ESKC (Uppsala/Sundbro), Sweden

Hence my Q above. Not just “on the high side”; there is something very deeply wrong going on here.

Shoreham EGKA, United Kingdom

I would not say so.

  • On a fifty year old complex aircraft, something will break / need replacing EVERY YEAR
  • Parts are super-expensive, and getting more and more expensive every year
  • Every mechanic‘s work hour at any respectable commercial shop costs 100€, give or take

Unless you do a lot of work yourself, are in some club environment, or have a means of getting parts more cheaply, these are simply unpeasant facts.

Last Edited by boscomantico at 24 Dec 11:07
Mainz (EDFZ) & Egelsbach (EDFE), Germany

Peter wrote:

Hence my Q above. Not just “on the high side”; there is something very deeply wrong going on here.

Patrick’s maintenance costs would not be dissimilar to those of our club’s Arrow.

EIWT Weston, Ireland

Thanks for sharing, Patrick.

Some more details would be great:
- How much of the 10k maintenance is planned (100h, 50h, JNP, etc.) vs. unplanned (e.g. the broken starter) ?
- On insurance: What percent of hull value is deductible (Selbstbehalt) ?
- On memberships/subscriptions: Looks like you only need data for a 530 or so – no charts or expensive stuff – right?

Congratulations on your cheap hangar space!
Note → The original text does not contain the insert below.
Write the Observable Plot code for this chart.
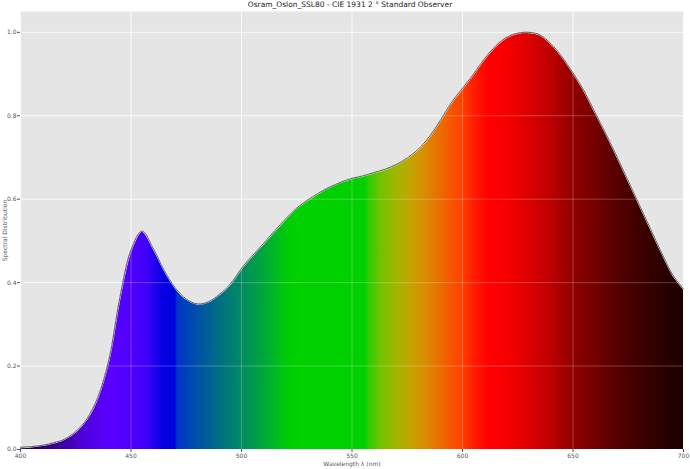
<!DOCTYPE html>
<html>
<head>
<meta charset="utf-8">
<script src="https://cdn.jsdelivr.net/npm/d3@7"></script>
<script src="https://cdn.jsdelivr.net/npm/@observablehq/plot@0.6"></script>
<style>
  html, body { margin: 0; padding: 0; background: #fff; }
  #title { height: 11px; line-height: 12px; font: 7.5px "DejaVu Sans", sans-serif; color: #222; text-align: center; width: 690px; padding-left: 10px; box-sizing: border-box; }
</style>
</head>
<body>
<div id="title">Osram_Oslon_SSL80 - CIE 1931 2 ° Standard Observer</div>
<div id="chart"></div>
<script>
const wavelengths = [400,405,410,415,420,425,430,435,440,445,450,455,460,465,470,475,480,485,490,495,
  500,505,510,515,520,525,530,535,540,545,550,555,560,565,570,575,580,585,590,595,
  600,605,610,615,620,625,630,635,640,645,650,655,660,665,670,675,680,685,690,695,700];
const values = [0.005,0.007,0.010,0.016,0.025,0.043,0.073,0.125,0.215,0.365,0.478,0.524,0.483,0.430,0.388,0.361,0.349,0.354,0.372,0.397,
  0.434,0.465,0.494,0.524,0.553,0.579,0.598,0.615,0.629,0.641,0.650,0.656,0.664,0.672,0.683,0.699,0.720,0.750,0.789,0.832,
  0.866,0.900,0.937,0.967,0.988,0.998,1.000,0.994,0.973,0.942,0.903,0.860,0.808,0.756,0.701,0.644,0.587,0.530,0.473,0.420,0.385];

// Colours of the spectrum gradient (wavelength -> colour)
const stopWl =    [400,      410,      420,      430,      440,      450,      458,      464,      470,      471,      480,      490,      500,      510,      518,      523,      556,      558,      563,      570,      576,      582,      588,      594,      600,      606,      612,      620,      630,      640,      650,      660,      670,      680,      690,      700];
const stopColor = ["#1c0038","#2c0070","#3e00a8","#5200e0","#5a00ff","#5000ff","#3c00f8","#0800e4","#0000dc","#0034c8","#0050a8","#006e84","#008a62","#00a63c","#00c214","#00d000","#00d000","#30cc00","#70c200","#a0b600","#c0a600","#d69000","#e67600","#f45a00","#ff4000","#ff1a00","#ff0000","#f80000","#dc0000","#bc0000","#920000","#740000","#560000","#400000","#2c0000","#1c0000"];

const xTicks = [400,450,500,550,600,650,700];
const yTicks = [0,0.2,0.4,0.6,0.8,1.0];

const data = wavelengths.map((w,i) => ({w, v: values[i]}));

const font = "DejaVu Sans, sans-serif";
const curve = "catmull-rom";
const plot = Plot.plot({
  width: 690,
  height: 458,
  marginTop: 0,
  marginLeft: 20,
  marginRight: 7,
  marginBottom: 20,
  style: {fontFamily: font, fontSize: "6px", color: "#555", background: "#fff"},
  x: {domain: [400, 700]},
  y: {domain: [0, 1.05]},
  marks: [
    Plot.frame({fill: "#e5e5e5", stroke: null}),
    Plot.gridX(xTicks, {stroke: "#fff", strokeOpacity: 1, strokeWidth: 0.7}),
    Plot.gridY(yTicks, {stroke: "#fff", strokeOpacity: 1, strokeWidth: 0.7}),
    Plot.areaY(data, {x: "w", y: "v", fill: "url(#spectrum)", curve}),
    Plot.gridX(xTicks, {stroke: "#fff", strokeOpacity: 0.35, strokeWidth: 0.7}),
    Plot.gridY(yTicks, {stroke: "#fff", strokeOpacity: 0.35, strokeWidth: 0.7}),
    Plot.lineY(data, {x: "w", y: "v", stroke: "#fff", strokeWidth: 1.6, curve}),
    Plot.lineY(data, {x: "w", y: "v", stroke: "#111", strokeWidth: 0.7, curve}),
    Plot.axisX({ticks: xTicks, tickSize: 3, tickPadding: 1, tickFormat: d => String(d), stroke: "#555", fill: "#555",
      label: "Wavelength λ (nm)", labelAnchor: "center", labelArrow: "none", labelOffset: 16, fontSize: 6}),
    Plot.axisY({ticks: yTicks, tickSize: 3, tickPadding: 1, tickFormat: d3.format(".1f"), stroke: "#555", fill: "#555",
      label: "Spectral Distribution", labelAnchor: "center", labelArrow: "none", labelOffset: 18, fontSize: 6})
  ]
});

// gradient definition built from the stop arrays, aligned to the x scale
const xs = plot.scale("x");
const x0 = xs.apply(400), x1 = xs.apply(700);
const svg = d3.select(plot);
const grad = svg.insert("defs", ":first-child").append("linearGradient")
  .attr("id", "spectrum").attr("gradientUnits", "userSpaceOnUse")
  .attr("x1", x0).attr("x2", x1).attr("y1", 0).attr("y2", 0);
stopWl.forEach((w, i) => {
  grad.append("stop").attr("offset", (xs.apply(w) - x0) / (x1 - x0)).attr("stop-color", stopColor[i]);
});

document.getElementById("chart").appendChild(plot);
</script>
</body>
</html>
I like to live happily in ignorance of the overall cost so I can pretend to myself it’s lower. I could never keep such a detailed record!
For my M20J the base annual costs £2000 with probably another £500 in labour for defect rectification and AD/SB work and another £500 for the ARC. I also expect £1000 a year for some parts that will need replacing and a few hundred for a 50-hour and an oil change, so all in all €5000 seems about right.